As of this writing, the four institutions have been notified of these
stipulations, and their legal advisers are reviewing copies of the
agreements. It remains to be seen whether any or all of these institutions
will agree to these license stipulations, but Cornell will not sign
the agreement with Xerox unless they do so.

References

International Organization for Standardization. ISO Reference Model
for an Open Archival Information System (OAIS). 1998. Available from http://ssdoo.gsfc.nasa.gov/nost/isoas/us/overview.html .

Heminger, Alan R., and Steven B. Robertson. 1998. Digital Rosetta
Stone: A Conceptual Model for Maintaining Long-Term Access to Digital
Documents. Available from http://crack.inesc.pt/events/ercim/delos6/papers/rosetta.doc.

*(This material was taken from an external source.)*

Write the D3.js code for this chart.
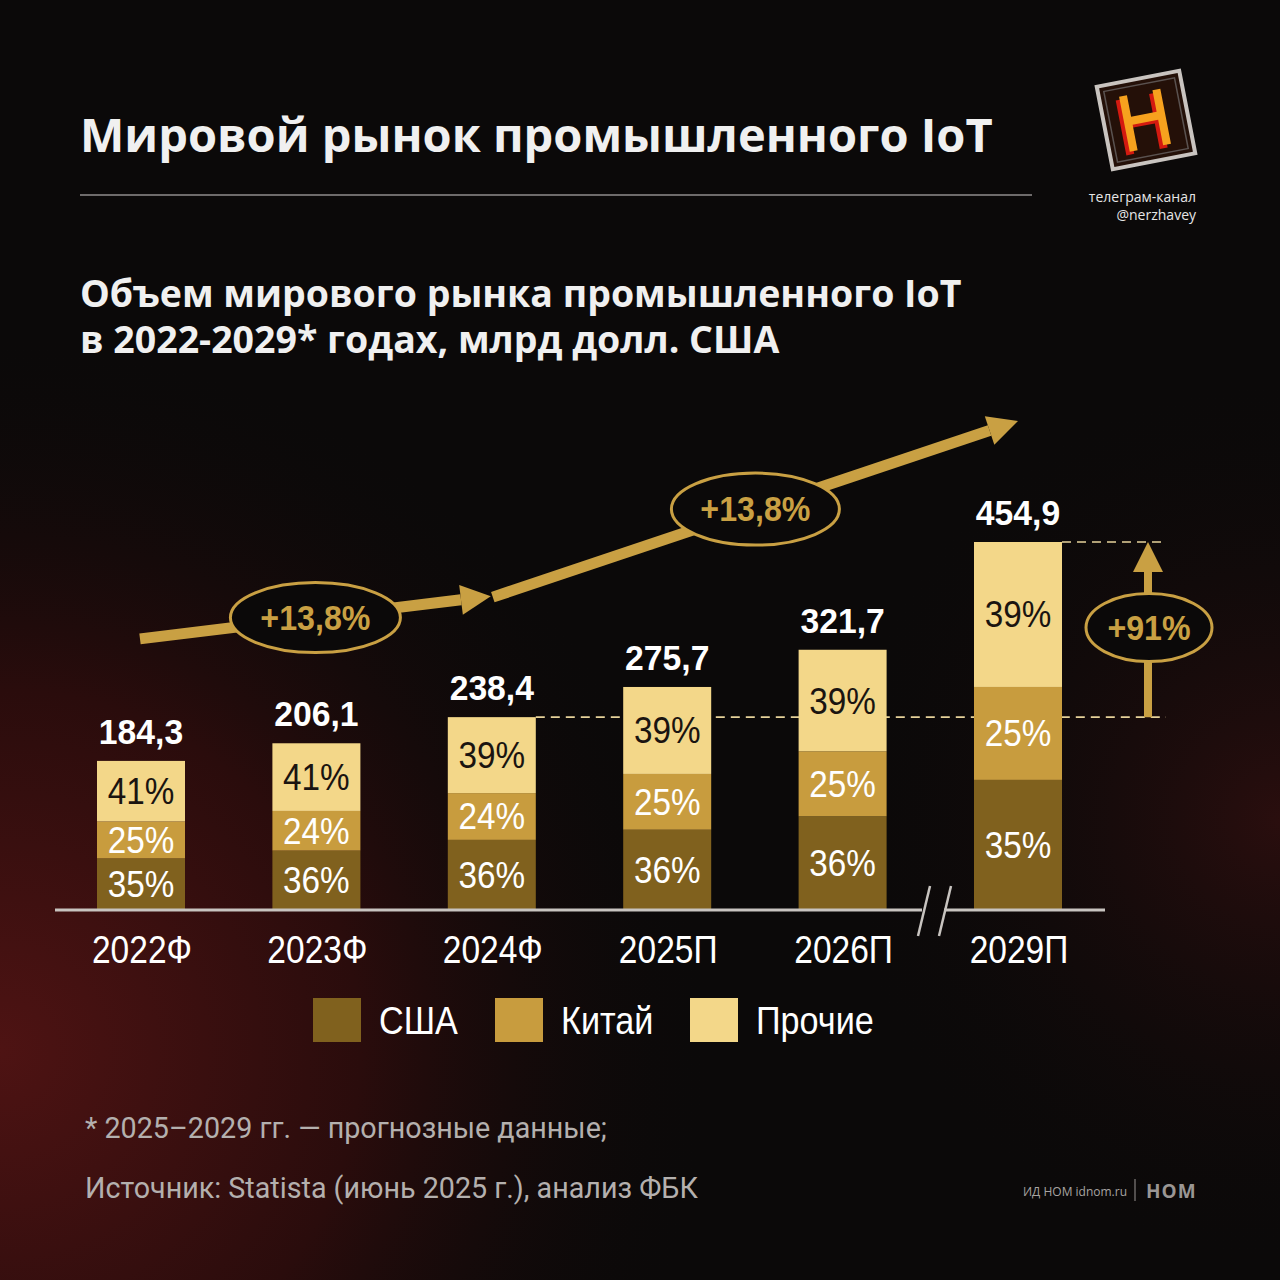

Shepard, Thom, and Dave MacCarn. 1999. UPF: Universal Preservation
Format. Available from http://info.wgbh.org/upf/.

rule

Footnotes

1 ODA,
which became an ISO standard in 1988, has been developed to represent
and allow the interchange of office documents. It contains facilities
that allow both the structure and content of complex multimedia documents
to be represented. Although ODA is an open standard, specifications
for the RDO architecture are proprietary.